## [Exercise prompt]
Write out each line in which the string "this" is present.

(Stored records)
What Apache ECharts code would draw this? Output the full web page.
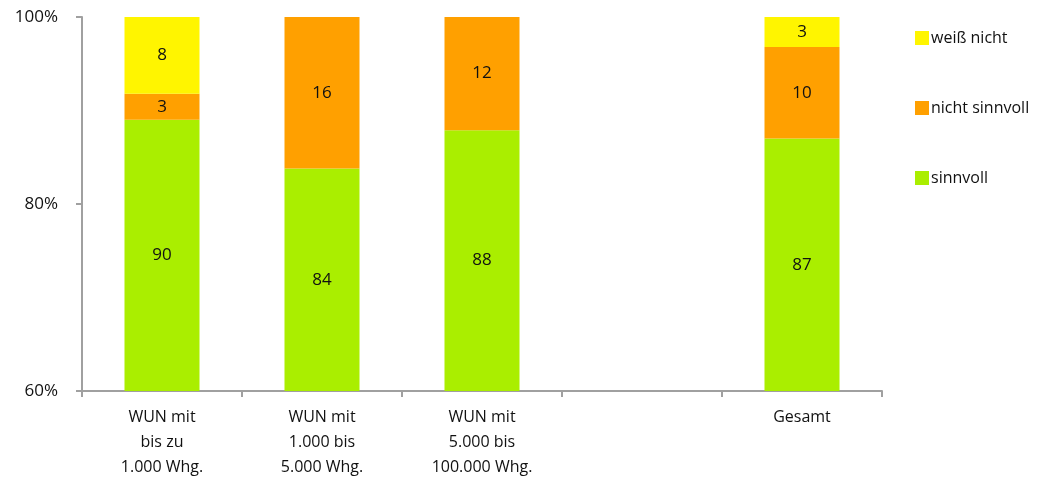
<!DOCTYPE html>
<html>
<head>
<meta charset="utf-8">
<script src="https://cdn.jsdelivr.net/npm/echarts@6/dist/echarts.min.js"></script>
<style>
html,body{margin:0;padding:0;background:#fff;}
#chart{width:1050px;height:480px;}
</style>
</head>
<body>
<div id="chart"></div>
<script>
var categories = ['WUN mit\nbis zu\n1.000 Whg.', 'WUN mit\n1.000 bis\n5.000 Whg.', 'WUN mit\n5.000 bis\n100.000 Whg.', '', 'Gesamt'];
var sinnvoll = [89.0, 83.8, 87.9, null, 87.0];
var nichtSinnvoll = [2.8, 16.2, 12.1, null, 9.8];
var weissNicht = [8.2, null, null, null, 3.2];
var sinnvollLabels = [90, 84, 88, null, 87];
var nichtSinnvollLabels = [3, 16, 12, null, 10];
var weissNichtLabels = [8, null, null, null, 3];
var yTicks = [60, 80, 100];

var FONT = '"Open Sans", "Noto Sans", sans-serif';
var chart = echarts.init(document.getElementById('chart'));

function mkSeries(name, data, labels, color) {
  return {
    name: name,
    type: 'bar',
    stack: 'total',
    barWidth: 75,
    data: data,
    itemStyle: { color: color },
    label: {
      show: true,
      position: 'inside',
      fontFamily: FONT,
      fontSize: 17,
      color: '#111',
      formatter: function (p) { return labels[p.dataIndex] == null ? '' : String(labels[p.dataIndex]); }
    }
  };
}

chart.setOption({
  animation: false,
  backgroundColor: '#fff',
  grid: { left: 82, right: 168, top: 17, bottom: 89 },
  legend: {
    orient: 'vertical',
    left: 910,
    top: 25,
    itemWidth: 14,
    itemHeight: 14,
    itemGap: 54,
    icon: 'rect',
    data: ['weiß nicht', 'nicht sinnvoll', 'sinnvoll'],
    textStyle: { fontFamily: FONT, fontSize: 16, color: '#111', padding: [0, 0, 0, -3] }
  },
  xAxis: {
    type: 'category',
    data: categories,
    axisLine: { lineStyle: { color: '#A0A0A0', width: 2 } },
    axisTick: { show: true, alignWithLabel: false, length: 6, lineStyle: { color: '#A0A0A0', width: 2 } },
    axisLabel: { fontFamily: FONT, fontSize: 16, color: '#111', lineHeight: 25, margin: 14, interval: 0 }
  },
  yAxis: {
    type: 'value',
    min: 60,
    max: 100,
    interval: 20,
    axisLine: { show: true, lineStyle: { color: '#A0A0A0', width: 2 } },
    axisTick: { show: true, length: 6, lineStyle: { color: '#A0A0A0', width: 2 } },
    splitLine: { show: false },
    axisLabel: {
      fontFamily: FONT, fontSize: 17, color: '#111', margin: 24,
      formatter: function (v) { return yTicks.indexOf(v) >= 0 ? v + '%' : ''; }
    }
  },
  series: [
    mkSeries('sinnvoll', sinnvoll, sinnvollLabels, '#AAEE00'),
    mkSeries('nicht sinnvoll', nichtSinnvoll, nichtSinnvollLabels, '#FFA000'),
    mkSeries('weiß nicht', weissNicht, weissNichtLabels, '#FFF500')
  ]
});
</script>
</body>
</html>
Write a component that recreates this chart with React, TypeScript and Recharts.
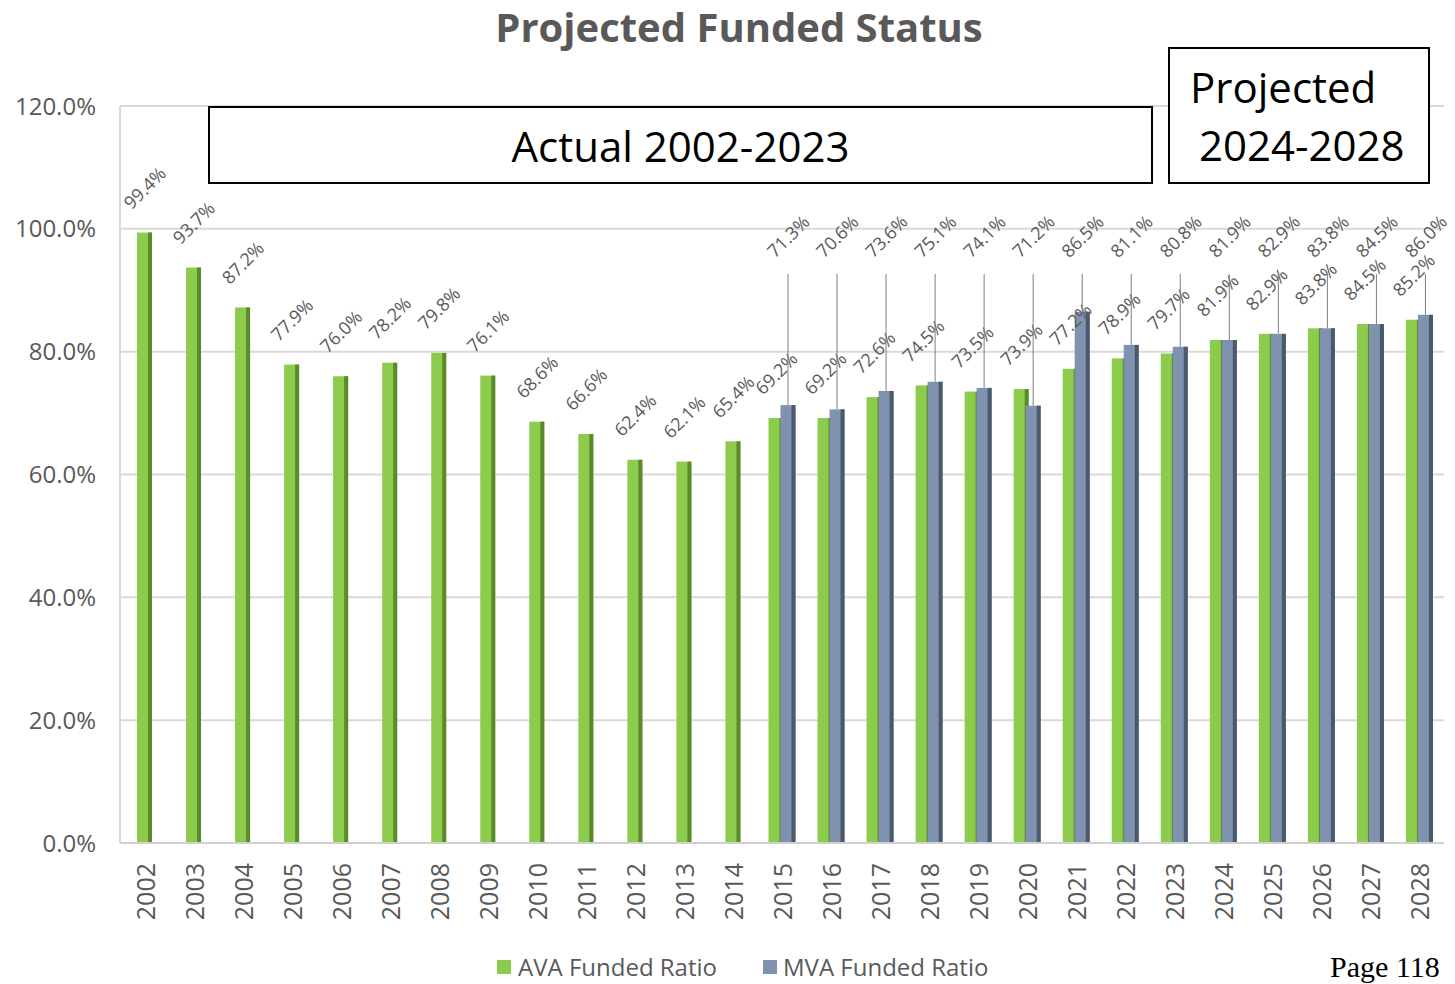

## [Exercise solution]
What Apache ECharts code would draw this? Output the full web page.
Write a component that recreates this chart with React, TypeScript and Recharts.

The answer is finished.